Material provided:

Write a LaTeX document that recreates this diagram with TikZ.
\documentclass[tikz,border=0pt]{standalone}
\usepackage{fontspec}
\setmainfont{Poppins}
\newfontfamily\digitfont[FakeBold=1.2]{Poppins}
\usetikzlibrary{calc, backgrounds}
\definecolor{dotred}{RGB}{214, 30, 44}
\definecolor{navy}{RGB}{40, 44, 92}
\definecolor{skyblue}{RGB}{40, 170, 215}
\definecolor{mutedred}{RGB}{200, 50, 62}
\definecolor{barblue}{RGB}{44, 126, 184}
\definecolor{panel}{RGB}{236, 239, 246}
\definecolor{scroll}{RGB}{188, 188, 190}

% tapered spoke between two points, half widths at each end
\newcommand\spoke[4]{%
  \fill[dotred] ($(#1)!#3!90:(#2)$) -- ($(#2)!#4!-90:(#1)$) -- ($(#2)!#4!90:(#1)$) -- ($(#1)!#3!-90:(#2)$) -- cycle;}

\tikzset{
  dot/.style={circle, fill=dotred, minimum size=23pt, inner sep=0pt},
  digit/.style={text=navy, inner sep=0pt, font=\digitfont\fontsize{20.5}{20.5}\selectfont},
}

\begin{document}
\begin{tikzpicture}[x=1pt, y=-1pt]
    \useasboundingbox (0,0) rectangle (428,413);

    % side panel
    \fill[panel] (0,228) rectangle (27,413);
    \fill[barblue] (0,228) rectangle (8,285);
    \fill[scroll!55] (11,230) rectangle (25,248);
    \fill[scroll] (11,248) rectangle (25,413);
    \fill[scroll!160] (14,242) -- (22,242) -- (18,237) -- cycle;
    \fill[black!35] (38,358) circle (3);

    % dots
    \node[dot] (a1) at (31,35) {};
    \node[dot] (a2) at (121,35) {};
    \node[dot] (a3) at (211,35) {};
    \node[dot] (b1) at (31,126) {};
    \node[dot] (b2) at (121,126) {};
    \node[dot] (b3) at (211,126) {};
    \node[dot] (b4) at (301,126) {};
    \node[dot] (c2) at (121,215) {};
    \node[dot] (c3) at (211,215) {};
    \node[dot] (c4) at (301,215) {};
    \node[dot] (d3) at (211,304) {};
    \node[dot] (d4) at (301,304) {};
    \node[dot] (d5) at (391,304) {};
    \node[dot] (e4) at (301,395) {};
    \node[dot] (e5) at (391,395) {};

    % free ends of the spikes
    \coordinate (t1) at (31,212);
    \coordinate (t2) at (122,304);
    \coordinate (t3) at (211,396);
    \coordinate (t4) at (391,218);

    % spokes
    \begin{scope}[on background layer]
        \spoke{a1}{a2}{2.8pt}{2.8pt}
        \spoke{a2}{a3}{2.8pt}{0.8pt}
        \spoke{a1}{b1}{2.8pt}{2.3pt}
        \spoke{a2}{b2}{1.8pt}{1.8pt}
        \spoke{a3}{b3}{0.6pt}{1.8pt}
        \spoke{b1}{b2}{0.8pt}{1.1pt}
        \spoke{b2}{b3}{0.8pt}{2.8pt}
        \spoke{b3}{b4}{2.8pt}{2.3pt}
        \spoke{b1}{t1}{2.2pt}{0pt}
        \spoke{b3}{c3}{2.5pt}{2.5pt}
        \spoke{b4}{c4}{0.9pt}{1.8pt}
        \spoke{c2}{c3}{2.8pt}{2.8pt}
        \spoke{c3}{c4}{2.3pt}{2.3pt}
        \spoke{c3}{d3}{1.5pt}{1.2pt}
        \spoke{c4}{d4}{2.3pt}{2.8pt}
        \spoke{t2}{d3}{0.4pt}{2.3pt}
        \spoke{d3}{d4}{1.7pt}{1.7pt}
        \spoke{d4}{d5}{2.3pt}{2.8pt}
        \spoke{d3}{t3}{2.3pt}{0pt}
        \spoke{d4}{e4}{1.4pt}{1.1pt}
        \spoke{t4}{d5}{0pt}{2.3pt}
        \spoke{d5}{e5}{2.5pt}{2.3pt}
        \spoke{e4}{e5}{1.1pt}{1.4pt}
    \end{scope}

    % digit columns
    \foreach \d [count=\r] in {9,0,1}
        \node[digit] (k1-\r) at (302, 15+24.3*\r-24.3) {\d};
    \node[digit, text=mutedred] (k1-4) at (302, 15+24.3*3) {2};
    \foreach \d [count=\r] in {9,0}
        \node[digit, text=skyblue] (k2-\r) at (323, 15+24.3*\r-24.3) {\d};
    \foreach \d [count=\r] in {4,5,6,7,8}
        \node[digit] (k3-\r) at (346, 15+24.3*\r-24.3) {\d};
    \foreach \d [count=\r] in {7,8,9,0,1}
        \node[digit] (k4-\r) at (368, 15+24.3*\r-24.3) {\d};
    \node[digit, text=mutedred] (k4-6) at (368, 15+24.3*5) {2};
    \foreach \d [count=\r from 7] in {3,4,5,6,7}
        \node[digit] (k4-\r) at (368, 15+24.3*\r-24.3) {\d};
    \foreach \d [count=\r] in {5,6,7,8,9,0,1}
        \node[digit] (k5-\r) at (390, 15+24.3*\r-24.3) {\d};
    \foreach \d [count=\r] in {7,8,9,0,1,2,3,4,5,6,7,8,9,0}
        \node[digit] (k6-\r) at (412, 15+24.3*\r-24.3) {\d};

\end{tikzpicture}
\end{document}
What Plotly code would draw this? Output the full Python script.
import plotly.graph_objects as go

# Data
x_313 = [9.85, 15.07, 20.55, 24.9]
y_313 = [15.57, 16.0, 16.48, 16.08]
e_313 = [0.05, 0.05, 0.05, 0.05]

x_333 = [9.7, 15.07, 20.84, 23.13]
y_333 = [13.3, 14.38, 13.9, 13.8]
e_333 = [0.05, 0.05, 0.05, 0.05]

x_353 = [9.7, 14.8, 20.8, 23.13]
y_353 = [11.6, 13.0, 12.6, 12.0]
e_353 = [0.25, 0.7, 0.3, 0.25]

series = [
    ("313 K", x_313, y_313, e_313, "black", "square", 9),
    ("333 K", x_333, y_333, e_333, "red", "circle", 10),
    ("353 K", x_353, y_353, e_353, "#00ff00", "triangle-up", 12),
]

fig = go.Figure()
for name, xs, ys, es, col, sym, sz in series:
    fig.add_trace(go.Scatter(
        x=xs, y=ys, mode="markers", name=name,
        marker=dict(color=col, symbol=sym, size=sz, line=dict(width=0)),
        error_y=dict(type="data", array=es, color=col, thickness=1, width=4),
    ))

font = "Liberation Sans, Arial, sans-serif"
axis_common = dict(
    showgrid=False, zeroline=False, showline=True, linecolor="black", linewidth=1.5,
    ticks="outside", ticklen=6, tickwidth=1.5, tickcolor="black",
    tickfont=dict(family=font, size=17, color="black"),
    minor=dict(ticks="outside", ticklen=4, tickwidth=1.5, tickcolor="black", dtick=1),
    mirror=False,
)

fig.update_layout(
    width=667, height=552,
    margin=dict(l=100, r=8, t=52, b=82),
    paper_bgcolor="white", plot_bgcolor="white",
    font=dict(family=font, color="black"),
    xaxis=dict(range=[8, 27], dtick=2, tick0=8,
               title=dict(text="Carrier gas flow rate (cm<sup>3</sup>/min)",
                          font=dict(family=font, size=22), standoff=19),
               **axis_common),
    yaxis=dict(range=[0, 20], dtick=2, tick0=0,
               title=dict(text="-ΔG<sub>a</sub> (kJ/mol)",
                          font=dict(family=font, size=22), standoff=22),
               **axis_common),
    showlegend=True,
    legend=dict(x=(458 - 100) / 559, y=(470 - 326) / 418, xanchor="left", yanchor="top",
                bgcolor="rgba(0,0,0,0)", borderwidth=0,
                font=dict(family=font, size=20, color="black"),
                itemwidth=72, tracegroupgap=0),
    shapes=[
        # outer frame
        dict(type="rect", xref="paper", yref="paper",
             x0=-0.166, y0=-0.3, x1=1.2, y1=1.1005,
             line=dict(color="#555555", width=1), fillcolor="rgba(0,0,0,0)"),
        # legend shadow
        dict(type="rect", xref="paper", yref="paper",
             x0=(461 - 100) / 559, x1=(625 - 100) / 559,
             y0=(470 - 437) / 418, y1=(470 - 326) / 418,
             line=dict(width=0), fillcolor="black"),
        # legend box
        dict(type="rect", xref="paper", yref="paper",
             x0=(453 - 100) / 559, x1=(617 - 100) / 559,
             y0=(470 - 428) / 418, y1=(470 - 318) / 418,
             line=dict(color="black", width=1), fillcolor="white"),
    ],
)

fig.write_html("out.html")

Set problem:
In the entries above, find every line with the word "this" and list it.

Exercise result:
Write a LaTeX document that recreates this diagram with TikZ.
What Plotly code would draw this? Output the full Python script.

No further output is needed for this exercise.